Companies that track mention velocity treat reputation like real-time data, not quarterly analysis.

Signal 5: Negative Review Response Time

Customers rarely expect perfection. They expect acknowledgement.

Response speed signals accountability. Slow responses suggest avoidance, even when issues are being handled internally.

Strong ecommerce brands aim to:

  • respond to negative reviews within 12–24 hours
  • acknowledge concerns publicly before resolving privately
  • maintain consistent tone across platforms

Fast responses often convert critics into neutral or even positive advocates. Delayed responses allow complaints to define brand perception unchecked.

NetReputation often identifies slow response workflows as a hidden driver behind declining ratings.

Signal 6: Competitor Reputation Comparison

Reputation does not exist in isolation. Customers compare brands constantly, even without realizing it.
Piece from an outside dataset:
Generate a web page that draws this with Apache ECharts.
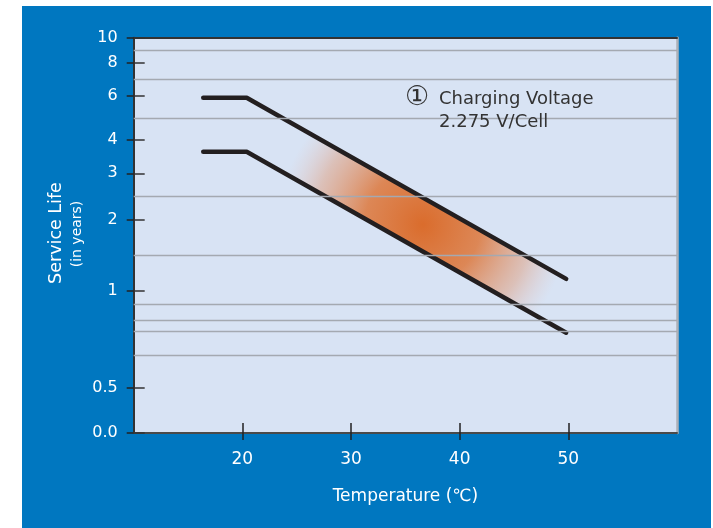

Monitoring competitors reveals whether reputation challenges are internal or industry-wide in nature.

Track comparative metrics such as:

  • sentiment differences between brands
  • review growth rates
  • share of voice in discussions
  • complaint themes competitors resolve faster

If competitors receive similar criticism but maintain stronger sentiment, the difference usually comes down to communication, not product quality.

Benchmarking exposes gaps that marketing analytics alone cannot show.

Signal 7: Search Result Contamination

Search results act as a public reputation summary.

When negative pages rank prominently for branded searches, customer hesitation increases immediately. Even curious shoppers interpret negative autocomplete suggestions or complaint articles as warning signs.

Monitor branded keywords daily, including variations like:

  • brand name + reviews
  • brand name + scam
  • brand name + complaints

Movement within positions four through ten matters almost as much as top results. Rising negative content often signals an issue gaining traction.

Online reputation monitoring at the search level allows brands to address problems before visibility turns into lasting damage.

Monitoring Signals Work Together, Not Separately

Each signal tells part of the story. Together, they reveal brand health.

Reviews show customer satisfaction. Social sentiment shows emotion. Search results show public perception. Competitor comparisons provide context.

When multiple signals shift at once, action becomes urgent.

Ecommerce brands that succeed long-term treat reputation data the same way they treat revenue metrics: continuously monitored, regularly analyzed, and acted on quickly.

Online reputation monitoring is not about controlling conversation. It is about understanding what customers already believe and responding before those beliefs become permanent.